## Begin

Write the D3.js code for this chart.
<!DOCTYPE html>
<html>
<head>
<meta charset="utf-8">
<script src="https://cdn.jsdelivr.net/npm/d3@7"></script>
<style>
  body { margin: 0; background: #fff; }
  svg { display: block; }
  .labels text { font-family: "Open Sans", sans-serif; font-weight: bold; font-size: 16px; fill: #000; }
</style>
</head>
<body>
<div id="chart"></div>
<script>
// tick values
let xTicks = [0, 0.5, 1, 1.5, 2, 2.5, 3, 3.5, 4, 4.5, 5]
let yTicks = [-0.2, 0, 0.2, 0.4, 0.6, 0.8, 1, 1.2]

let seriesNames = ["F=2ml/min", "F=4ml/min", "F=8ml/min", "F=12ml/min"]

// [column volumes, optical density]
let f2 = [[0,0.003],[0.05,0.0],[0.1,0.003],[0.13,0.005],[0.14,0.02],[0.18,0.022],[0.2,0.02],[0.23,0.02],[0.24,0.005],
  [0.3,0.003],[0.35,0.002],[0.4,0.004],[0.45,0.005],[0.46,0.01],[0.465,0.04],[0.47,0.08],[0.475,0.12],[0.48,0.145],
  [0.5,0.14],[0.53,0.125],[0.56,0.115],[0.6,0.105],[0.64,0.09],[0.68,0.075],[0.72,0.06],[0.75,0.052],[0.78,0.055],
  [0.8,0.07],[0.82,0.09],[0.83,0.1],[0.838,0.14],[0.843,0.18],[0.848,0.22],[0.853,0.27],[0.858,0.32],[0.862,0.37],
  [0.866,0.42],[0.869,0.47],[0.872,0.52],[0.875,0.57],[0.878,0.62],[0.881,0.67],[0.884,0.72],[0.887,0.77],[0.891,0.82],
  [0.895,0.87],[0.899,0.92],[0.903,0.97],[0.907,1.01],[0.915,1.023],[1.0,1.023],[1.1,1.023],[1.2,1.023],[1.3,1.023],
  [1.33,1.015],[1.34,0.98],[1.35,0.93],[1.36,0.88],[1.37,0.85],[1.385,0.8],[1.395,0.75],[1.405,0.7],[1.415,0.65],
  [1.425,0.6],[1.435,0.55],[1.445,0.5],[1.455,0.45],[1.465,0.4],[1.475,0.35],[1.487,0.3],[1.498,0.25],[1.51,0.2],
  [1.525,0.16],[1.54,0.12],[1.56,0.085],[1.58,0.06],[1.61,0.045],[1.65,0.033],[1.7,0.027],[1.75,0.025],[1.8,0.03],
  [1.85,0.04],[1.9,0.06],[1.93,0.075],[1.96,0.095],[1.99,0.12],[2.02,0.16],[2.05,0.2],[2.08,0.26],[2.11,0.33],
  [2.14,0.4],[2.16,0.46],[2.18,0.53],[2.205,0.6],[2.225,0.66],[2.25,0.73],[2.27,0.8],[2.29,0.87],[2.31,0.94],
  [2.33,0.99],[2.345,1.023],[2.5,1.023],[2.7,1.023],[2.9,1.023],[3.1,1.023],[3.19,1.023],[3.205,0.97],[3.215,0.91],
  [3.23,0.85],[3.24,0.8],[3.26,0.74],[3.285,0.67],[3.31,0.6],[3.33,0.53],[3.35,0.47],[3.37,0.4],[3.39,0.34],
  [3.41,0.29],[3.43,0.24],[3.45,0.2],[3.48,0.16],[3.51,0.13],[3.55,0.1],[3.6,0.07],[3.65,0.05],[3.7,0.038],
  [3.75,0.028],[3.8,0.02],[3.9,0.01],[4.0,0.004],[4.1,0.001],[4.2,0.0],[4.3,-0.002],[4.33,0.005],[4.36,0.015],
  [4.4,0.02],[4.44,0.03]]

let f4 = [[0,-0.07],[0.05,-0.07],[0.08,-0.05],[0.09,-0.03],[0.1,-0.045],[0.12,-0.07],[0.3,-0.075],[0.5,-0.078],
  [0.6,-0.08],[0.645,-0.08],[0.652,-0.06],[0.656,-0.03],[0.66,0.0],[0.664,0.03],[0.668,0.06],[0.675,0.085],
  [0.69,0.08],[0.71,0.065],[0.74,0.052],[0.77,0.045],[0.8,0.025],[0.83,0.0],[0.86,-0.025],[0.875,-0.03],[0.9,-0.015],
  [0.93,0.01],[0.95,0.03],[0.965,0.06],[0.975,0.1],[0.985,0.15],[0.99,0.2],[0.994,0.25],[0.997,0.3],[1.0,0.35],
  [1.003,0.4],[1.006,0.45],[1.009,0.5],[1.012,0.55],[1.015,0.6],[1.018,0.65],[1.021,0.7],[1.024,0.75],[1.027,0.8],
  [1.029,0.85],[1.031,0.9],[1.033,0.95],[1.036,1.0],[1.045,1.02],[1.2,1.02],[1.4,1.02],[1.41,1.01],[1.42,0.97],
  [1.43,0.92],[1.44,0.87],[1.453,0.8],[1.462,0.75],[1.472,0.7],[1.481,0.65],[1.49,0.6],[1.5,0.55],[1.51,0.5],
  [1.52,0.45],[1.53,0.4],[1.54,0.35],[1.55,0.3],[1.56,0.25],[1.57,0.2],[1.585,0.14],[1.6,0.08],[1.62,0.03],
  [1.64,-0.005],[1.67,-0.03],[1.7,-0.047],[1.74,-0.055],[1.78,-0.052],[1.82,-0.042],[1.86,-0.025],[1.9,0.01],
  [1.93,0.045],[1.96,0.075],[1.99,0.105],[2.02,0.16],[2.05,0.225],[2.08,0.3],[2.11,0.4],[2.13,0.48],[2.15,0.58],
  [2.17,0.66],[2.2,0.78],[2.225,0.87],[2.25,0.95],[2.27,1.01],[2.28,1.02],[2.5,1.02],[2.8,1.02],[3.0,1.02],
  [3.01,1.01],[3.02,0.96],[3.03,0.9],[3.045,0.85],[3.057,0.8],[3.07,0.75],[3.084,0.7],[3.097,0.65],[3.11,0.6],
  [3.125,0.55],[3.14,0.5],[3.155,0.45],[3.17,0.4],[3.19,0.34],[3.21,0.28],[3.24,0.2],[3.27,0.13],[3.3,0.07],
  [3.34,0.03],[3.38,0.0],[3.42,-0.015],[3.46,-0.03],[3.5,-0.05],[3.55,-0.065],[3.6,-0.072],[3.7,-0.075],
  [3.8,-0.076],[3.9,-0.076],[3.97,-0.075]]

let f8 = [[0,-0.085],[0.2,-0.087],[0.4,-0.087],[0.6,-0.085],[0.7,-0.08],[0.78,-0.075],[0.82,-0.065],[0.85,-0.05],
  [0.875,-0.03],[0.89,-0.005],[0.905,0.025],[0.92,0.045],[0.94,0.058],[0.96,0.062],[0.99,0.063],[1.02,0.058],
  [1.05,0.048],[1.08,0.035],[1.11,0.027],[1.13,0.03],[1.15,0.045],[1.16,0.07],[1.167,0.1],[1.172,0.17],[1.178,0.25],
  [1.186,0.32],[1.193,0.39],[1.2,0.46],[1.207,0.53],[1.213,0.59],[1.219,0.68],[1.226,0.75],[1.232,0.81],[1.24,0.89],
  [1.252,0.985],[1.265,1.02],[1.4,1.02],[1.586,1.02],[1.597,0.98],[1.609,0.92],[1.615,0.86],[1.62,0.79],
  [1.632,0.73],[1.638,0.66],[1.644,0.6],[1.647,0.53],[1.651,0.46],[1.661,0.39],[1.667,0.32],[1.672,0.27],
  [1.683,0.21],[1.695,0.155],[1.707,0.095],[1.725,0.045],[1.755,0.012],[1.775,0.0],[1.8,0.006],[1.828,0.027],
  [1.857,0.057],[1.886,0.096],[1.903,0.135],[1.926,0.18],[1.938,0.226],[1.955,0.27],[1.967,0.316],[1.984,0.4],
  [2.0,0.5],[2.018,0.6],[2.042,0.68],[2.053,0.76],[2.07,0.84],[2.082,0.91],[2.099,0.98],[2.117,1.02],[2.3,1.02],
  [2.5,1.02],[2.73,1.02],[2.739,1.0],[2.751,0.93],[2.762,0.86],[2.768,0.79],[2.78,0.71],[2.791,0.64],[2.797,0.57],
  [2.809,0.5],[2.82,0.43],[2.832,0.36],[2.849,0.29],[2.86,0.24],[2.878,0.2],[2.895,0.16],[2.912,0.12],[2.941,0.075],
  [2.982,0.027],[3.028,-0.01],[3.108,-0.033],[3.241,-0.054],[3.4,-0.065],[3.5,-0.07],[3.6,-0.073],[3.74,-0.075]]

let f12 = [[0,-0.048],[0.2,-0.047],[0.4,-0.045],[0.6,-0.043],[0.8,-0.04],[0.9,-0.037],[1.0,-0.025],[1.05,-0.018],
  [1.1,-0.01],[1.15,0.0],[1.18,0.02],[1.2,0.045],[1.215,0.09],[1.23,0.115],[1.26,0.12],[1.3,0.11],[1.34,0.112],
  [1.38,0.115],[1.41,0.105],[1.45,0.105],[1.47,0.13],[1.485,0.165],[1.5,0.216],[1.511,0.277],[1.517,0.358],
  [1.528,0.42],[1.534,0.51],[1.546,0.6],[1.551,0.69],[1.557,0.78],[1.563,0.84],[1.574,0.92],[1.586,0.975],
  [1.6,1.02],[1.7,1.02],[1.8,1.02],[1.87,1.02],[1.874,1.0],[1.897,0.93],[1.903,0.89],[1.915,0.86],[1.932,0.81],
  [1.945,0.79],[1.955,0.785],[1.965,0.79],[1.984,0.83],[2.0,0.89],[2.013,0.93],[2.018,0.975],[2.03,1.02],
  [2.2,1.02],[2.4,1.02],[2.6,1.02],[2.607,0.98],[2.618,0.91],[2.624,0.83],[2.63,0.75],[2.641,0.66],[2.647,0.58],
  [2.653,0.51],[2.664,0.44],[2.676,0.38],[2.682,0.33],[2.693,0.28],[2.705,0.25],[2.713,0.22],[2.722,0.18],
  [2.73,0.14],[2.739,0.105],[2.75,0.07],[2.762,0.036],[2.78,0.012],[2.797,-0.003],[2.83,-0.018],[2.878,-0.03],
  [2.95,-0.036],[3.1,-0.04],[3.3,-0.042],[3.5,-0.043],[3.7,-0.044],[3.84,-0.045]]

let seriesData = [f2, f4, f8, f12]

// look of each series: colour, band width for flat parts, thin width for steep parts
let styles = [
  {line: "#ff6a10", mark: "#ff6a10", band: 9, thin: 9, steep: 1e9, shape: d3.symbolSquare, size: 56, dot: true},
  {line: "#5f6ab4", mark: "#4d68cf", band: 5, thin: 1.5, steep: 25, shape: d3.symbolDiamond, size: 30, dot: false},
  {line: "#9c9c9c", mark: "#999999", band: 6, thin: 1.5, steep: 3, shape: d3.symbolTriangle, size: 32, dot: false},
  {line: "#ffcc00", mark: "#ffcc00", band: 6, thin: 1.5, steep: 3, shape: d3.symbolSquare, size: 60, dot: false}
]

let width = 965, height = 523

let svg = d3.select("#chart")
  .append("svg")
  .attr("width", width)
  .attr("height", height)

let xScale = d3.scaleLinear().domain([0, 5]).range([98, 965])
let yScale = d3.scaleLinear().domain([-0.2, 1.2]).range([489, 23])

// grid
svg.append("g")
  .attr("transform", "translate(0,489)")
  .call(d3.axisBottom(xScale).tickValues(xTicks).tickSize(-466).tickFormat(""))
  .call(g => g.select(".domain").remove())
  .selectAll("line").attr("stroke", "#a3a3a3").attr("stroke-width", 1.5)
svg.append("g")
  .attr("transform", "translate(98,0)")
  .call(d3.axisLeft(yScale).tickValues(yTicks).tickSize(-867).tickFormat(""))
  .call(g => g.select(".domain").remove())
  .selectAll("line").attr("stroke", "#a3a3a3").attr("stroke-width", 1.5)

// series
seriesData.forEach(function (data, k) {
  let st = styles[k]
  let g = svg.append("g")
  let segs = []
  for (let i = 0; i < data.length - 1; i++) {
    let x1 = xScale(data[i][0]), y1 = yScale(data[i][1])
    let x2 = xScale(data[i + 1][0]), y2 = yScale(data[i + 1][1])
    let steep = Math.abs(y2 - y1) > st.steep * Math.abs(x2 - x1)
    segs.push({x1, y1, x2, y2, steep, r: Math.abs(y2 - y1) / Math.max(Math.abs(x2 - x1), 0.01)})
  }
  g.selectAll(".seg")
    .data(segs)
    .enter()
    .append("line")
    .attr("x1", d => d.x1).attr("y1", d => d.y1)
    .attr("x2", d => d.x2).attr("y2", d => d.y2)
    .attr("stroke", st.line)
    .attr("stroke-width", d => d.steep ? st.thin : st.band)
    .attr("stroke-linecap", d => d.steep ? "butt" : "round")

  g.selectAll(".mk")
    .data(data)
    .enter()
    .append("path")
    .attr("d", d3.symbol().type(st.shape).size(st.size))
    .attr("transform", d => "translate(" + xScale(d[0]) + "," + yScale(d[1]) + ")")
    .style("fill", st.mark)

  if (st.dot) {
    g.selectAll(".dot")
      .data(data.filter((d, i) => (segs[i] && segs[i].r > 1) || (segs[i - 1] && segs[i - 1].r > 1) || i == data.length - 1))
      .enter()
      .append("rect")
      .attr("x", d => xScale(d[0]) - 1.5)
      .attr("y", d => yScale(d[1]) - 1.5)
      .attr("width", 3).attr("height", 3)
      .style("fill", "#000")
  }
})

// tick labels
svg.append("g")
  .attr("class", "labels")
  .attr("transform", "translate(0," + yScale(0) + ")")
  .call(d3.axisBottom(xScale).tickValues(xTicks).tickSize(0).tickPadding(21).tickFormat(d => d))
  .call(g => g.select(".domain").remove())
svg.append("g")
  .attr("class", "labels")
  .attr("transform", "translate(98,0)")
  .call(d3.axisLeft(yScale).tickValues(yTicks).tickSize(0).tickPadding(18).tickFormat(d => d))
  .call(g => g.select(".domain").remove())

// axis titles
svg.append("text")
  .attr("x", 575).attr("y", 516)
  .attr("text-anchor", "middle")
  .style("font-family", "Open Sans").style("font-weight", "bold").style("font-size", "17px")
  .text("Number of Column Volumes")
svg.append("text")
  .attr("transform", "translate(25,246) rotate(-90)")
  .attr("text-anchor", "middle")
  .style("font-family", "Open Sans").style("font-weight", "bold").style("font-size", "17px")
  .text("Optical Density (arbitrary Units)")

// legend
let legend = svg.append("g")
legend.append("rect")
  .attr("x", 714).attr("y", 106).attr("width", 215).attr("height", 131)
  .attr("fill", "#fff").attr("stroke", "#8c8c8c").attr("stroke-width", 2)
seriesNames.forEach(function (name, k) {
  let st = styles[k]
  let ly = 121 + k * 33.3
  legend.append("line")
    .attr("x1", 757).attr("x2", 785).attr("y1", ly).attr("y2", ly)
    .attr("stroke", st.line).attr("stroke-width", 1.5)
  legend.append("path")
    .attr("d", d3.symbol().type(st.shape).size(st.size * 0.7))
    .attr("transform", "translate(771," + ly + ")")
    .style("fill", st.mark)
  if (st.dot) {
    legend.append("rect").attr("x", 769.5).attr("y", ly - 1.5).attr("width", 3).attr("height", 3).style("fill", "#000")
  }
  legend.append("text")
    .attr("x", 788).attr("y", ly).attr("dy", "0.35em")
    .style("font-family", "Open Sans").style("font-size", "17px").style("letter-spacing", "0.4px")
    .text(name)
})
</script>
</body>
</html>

## End

Work to complete: From the data above, gather every line that includes the word "chart".

Correct answer:
Write the D3.js code for this chart.
<div id="chart"></div>
let svg = d3.select("#chart")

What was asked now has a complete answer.